IDFA Forum 3 – East Beats West

I know that I am biased in the following – working for the Institute for Documentary Films (IDF) in Prague that organises the Ex Oriente Film training Programme and the East European Forum in Jihlava – but I have to share the joy of the success of 3 projects from Eastern Europe.

The one presented in the big room was almost a winner before the presentation as it had been pitched at other market events. But the taster and the pitch skills of Filip Remunda, one of the directors (the other is Vit Klusak) behind world success ”Czech Dream”, were convincing. ”Czech Peace” about the Americans setting up a military base in the Czech Republic next to a small village has the potential to be another fine film for cinema and television.

The two others were presented in the small room where first Serbian Srdjan Sarenac and French Estelle Robin-You (director and producer) got a big amount of support from the 9-10 editors around the table.
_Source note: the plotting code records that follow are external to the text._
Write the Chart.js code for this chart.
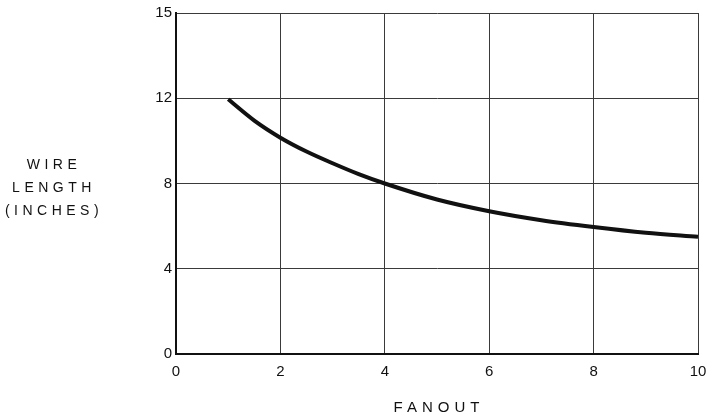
<!DOCTYPE html>
<html>
<head>
<meta charset="utf-8">
<script src="https://cdn.jsdelivr.net/npm/chart.js@4.4.1/dist/chart.umd.min.js"></script>
<style>
  html, body { margin: 0; padding: 0; background: #fff; }
  #wrap { width: 707px; height: 416px; position: relative; }
</style>
</head>
<body>
<div id="wrap"><canvas id="fanoutChart"></canvas></div>
<script>
// curve
const fanout = [1, 1.5, 2, 2.5, 3, 3.5, 4, 5, 6, 7, 8, 9, 10];
const wireLength = [11.95, 10.95, 10.15, 9.5, 8.95, 8.44, 8.0, 7.25, 6.7, 6.28, 5.96, 5.69, 5.5];

// y ticks: the top line is drawn one step up but labelled 15
const yTickValues = [0, 4, 8, 12, 16];
const yTickLabels = ["0", "4", "8", "12", "15"];
const xTickValues = [0, 2, 4, 6, 8, 10];

const xTitle = "FANOUT";
const yTitle = ["WIRE", "LENGTH", "(INCHES)"];

const ink = "#111";
const gridInk = "#3a3a3a";
const fontFamily = "'Liberation Sans', Arial, sans-serif";

// draws the two axis titles the way the printed figure has them
const titlesPlugin = {
  id: "titles",
  afterDraw(chart) {
    const ctx = chart.ctx;
    const area = chart.chartArea;
    ctx.save();
    ctx.fillStyle = ink;
    ctx.textAlign = "center";
    ctx.textBaseline = "middle";
    ctx.font = "15px " + fontFamily;
    ctx.letterSpacing = "5px";
    ctx.fillText(xTitle, (area.left + area.right) / 2 + 2, 408);
    ctx.font = "14px " + fontFamily;
    ctx.letterSpacing = "4.5px";
    yTitle.forEach((line, i) => {
      ctx.fillText(line, 54, 165 + i * 23);
    });
    ctx.restore();
  },
};

new Chart(document.getElementById("fanoutChart"), {
  type: "line",
  data: {
    datasets: [
      {
        data: fanout.map((x, i) => ({ x: x, y: wireLength[i] })),
        borderColor: ink,
        borderWidth: 4,
        pointRadius: 0,
        cubicInterpolationMode: "monotone",
        fill: false,
      },
    ],
  },
  options: {
    responsive: true,
    maintainAspectRatio: false,
    animation: false,
    layout: {
      padding: { top: 13, right: 9, left: 0, bottom: 0 },
    },
    plugins: {
      legend: { display: false },
      tooltip: { enabled: false },
    },
    scales: {
      x: {
        type: "linear",
        min: 0,
        max: 10,
        afterBuildTicks: (scale) => {
          scale.ticks = xTickValues.map((v) => ({ value: v }));
        },
        afterFit: (scale) => {
          scale.height = 416 - 354;
          scale.paddingLeft = 0;
          scale.paddingRight = 0;
        },
        grid: {
          color: gridInk,
          lineWidth: 1,
          drawTicks: false,
        },
        border: { color: ink, width: 2 },
        ticks: {
          color: ink,
          padding: 9,
          maxRotation: 0,
          font: { family: fontFamily, size: 15 },
        },
      },
      y: {
        type: "linear",
        min: 0,
        max: 16,
        afterBuildTicks: (scale) => {
          scale.ticks = yTickValues.map((v) => ({ value: v }));
        },
        afterFit: (scale) => {
          scale.width = 176;
          scale.paddingTop = 0;
          scale.paddingBottom = 0;
        },
        grid: {
          color: gridInk,
          lineWidth: 1,
          drawTicks: false,
        },
        border: { color: ink, width: 2 },
        ticks: {
          color: ink,
          padding: 4,
          font: { family: fontFamily, size: 15 },
          callback: (value) => yTickLabels[yTickValues.indexOf(value)],
        },
      },
    },
  },
  plugins: [titlesPlugin],
});
</script>
</body>
</html>
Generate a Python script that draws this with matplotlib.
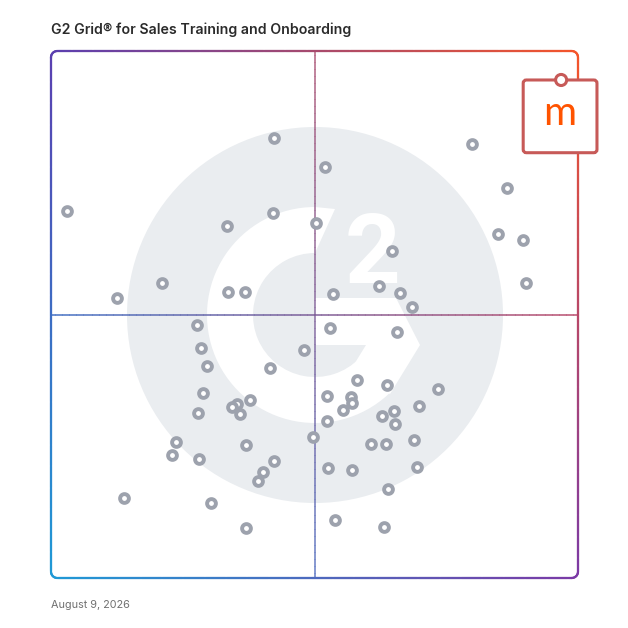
import numpy as np
import matplotlib.pyplot as plt
from matplotlib.collections import LineCollection
from matplotlib.patches import Circle, Wedge, Polygon, FancyBboxPatch
from matplotlib.colors import to_rgb

# data: satisfaction (x) and market presence (y), 0-100
satisfaction = [42.3, 52.0, 79.9, 86.5, 33.4, 42.1, 50.3, 84.8, 64.7, 21.1,
                33.6, 36.8, 53.5, 62.2, 66.2, 68.5, 27.7, 52.9, 65.7, 28.5,
                48.0, 29.6, 41.6, 58.1, 63.8, 73.4, 28.8, 52.4, 56.9, 57.1,
                55.4, 37.8, 35.3, 34.3, 35.9, 27.9, 69.8, 65.1, 62.8, 65.3,
                52.4, 49.7, 23.7, 37.0, 60.7, 63.6, 68.9, 23.0, 28.1, 42.3,
                40.2, 39.3, 52.6, 57.1, 69.4, 63.9, 30.4, 3.0, 12.5, 13.9,
                37.0, 53.9, 63.2, 89.6, 90.1]
market_presence = [83.5, 78.0, 82.4, 74.0, 66.8, 69.3, 67.4, 65.3, 62.0, 56.0,
                   54.3, 54.3, 53.9, 55.4, 54.1, 51.4, 48.0, 47.4, 46.7, 43.6,
                   43.3, 40.2, 39.8, 37.6, 36.6, 35.9, 35.1, 34.5, 34.3, 33.2,
                   31.9, 33.8, 33.0, 32.4, 31.1, 31.3, 32.6, 31.7, 30.7, 29.2,
                   29.8, 26.8, 25.8, 25.2, 25.4, 25.4, 26.2, 23.3, 22.6, 22.2,
                   20.1, 18.4, 20.9, 20.5, 21.1, 16.9, 14.2, 69.6, 53.1, 15.2,
                   9.5, 11.0, 9.7, 64.1, 56.0]
featured_x, featured_y = 96.8, 94.5
featured_label = 'm'
title = 'G2 Grid\u00ae for Sales Training and Onboarding'
date_label = 'August 9, 2026'

# corner colours of the border gradient
TL = np.array(to_rgb('#5b3fb0'))
TR = np.array(to_rgb('#f5552a'))
BL = np.array(to_rgb('#1f9ad6'))
BR = np.array(to_rgb('#7b3aa6'))


def grad(x, y):
    u = np.clip(np.asarray(x) / 100, 0, 1)[:, None]
    v = np.clip(np.asarray(y) / 100, 0, 1)[:, None]
    return (1-u)*(1-v)*BL + u*(1-v)*BR + (1-u)*v*TL + u*v*TR


def grad_line(ax, xs, ys, lw, alpha=1.0, z=2):
    pts = np.c_[xs, ys]
    segs = np.stack([pts[:-1], pts[1:]], axis=1)
    mid = (pts[:-1] + pts[1:]) / 2
    cols = np.c_[grad(mid[:, 0], mid[:, 1]), np.full(len(mid), alpha)]
    lc = LineCollection(segs, colors=cols, linewidths=lw, zorder=z,
                        capstyle='round', clip_on=False)
    ax.add_collection(lc)


def rounded_rect(r, n=2000):
    parts = []
    for cx, cy, a0 in [(100-r, r, -90), (100-r, 100-r, 0), (r, 100-r, 90), (r, r, 180)]:
        t = np.radians(np.linspace(a0, a0+90, 30))
        parts.append(np.c_[cx + r*np.cos(t), cy + r*np.sin(t)])
    p = np.vstack(parts + [parts[0][:1]])
    d = np.r_[0, np.cumsum(np.hypot(*np.diff(p, axis=0).T))]
    s = np.linspace(0, d[-1], n)
    return np.interp(s, d, p[:, 0]), np.interp(s, d, p[:, 1])


def px(x, y):
    # pixel position in the 628px picture -> data units
    return ((x - 51) / 5.27, (578 - y) / 5.27)


fig = plt.figure(figsize=(6.28, 6.28), dpi=100)
ax = fig.add_axes([51/628, 1-578/628, 527/628, 527/628])
ax.set_xlim(0, 100)
ax.set_ylim(0, 100)
ax.axis('off')

# G2 watermark
wm = '#eaedf0'
ax.add_patch(Circle(px(315, 315), 188/5.27, color=wm, zorder=0, lw=0))
ax.add_patch(Wedge(px(315, 315), 108/5.27, 90, 316, width=46/5.27,
                   color='white', zorder=1, lw=0))
ax.add_patch(Polygon([px(315, 253), px(315, 207), px(335, 209)],
                     color='white', zorder=1, lw=0))
ax.add_patch(Polygon([px(*p) for p in [(315, 298), (396, 298), (420, 345), (390, 394),
                                       (350, 371), (366, 345), (315, 345)]],
                     color='white', zorder=1, lw=0))
bx, by = px(372.5, 283)
ax.text(bx, by, '2', fontsize=70, fontweight='bold', family='Roboto',
        color='white', ha='center', va='baseline', zorder=1)

# quadrant lines and border
ys = np.linspace(0, 100, 300)
grad_line(ax, np.full_like(ys, 50), ys, 1.1, alpha=0.7)
grad_line(ax, ys, np.full_like(ys, 50), 1.1, alpha=0.8)
bxs, bys = rounded_rect(1.2)
grad_line(ax, bxs, bys, 1.6, z=3)

# products
ax.scatter(satisfaction, market_presence, s=40, facecolor='white',
           edgecolor='#9da2ad', linewidths=2.8, zorder=5)

# featured product
ec = '#c75a58'
ax.add_patch(FancyBboxPatch((featured_x - 7.2, featured_y - 13.8), 14, 13.8,
                            boxstyle='round,pad=0,rounding_size=0.6',
                            fc='white', ec=ec, lw=2.2, clip_on=False, zorder=6))
ax.add_patch(Circle((featured_x, featured_y), 1.05, fc='white', ec=ec, lw=2.2,
                    clip_on=False, zorder=7))
ax.text(featured_x - 0.2, featured_y - 8.5, featured_label, fontsize=29,
        family='Lato', color='#ff5300', ha='center',
        va='baseline', zorder=8, clip_on=False)

fig.text(51/628, 1-34/628, title, fontsize=10.2, fontweight='semibold',
         family='Inter', color='#2b2b2b', va='baseline')
fig.text(51/628, 1-608/628, date_label, fontsize=7.8, family='Inter',
         color='#707070', va='baseline')

fig.savefig('out.png', dpi=100)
They presented ”Village Without Women”, in their own words about ”three Serbian brothers attempt to seduce Albanian women in a last-ditch effort to save their remote, dilapitated village”. The taster promises a film far beyond the comedy that the subject could invite you to think it would be. Second presentation came from Poland, from Centrala film that also made ”Gugara” (reviewed here by Allan Berg). The director Thierry Paladino, who made ”At the Datcha” (reviewed here by me), is Italian-French, but lives in Poland. He wants to follow a puppet-master and his pupil on a tour in the South of France. His taster is pure Renoir in approach, a little short film in itself and it seduced for sure the people around the table. A difficult film for a market like the Forum, but thanks for reminding us that there should still be space for the personal and artistic genre of documentaries. It does not have to be social and political all of it, does it?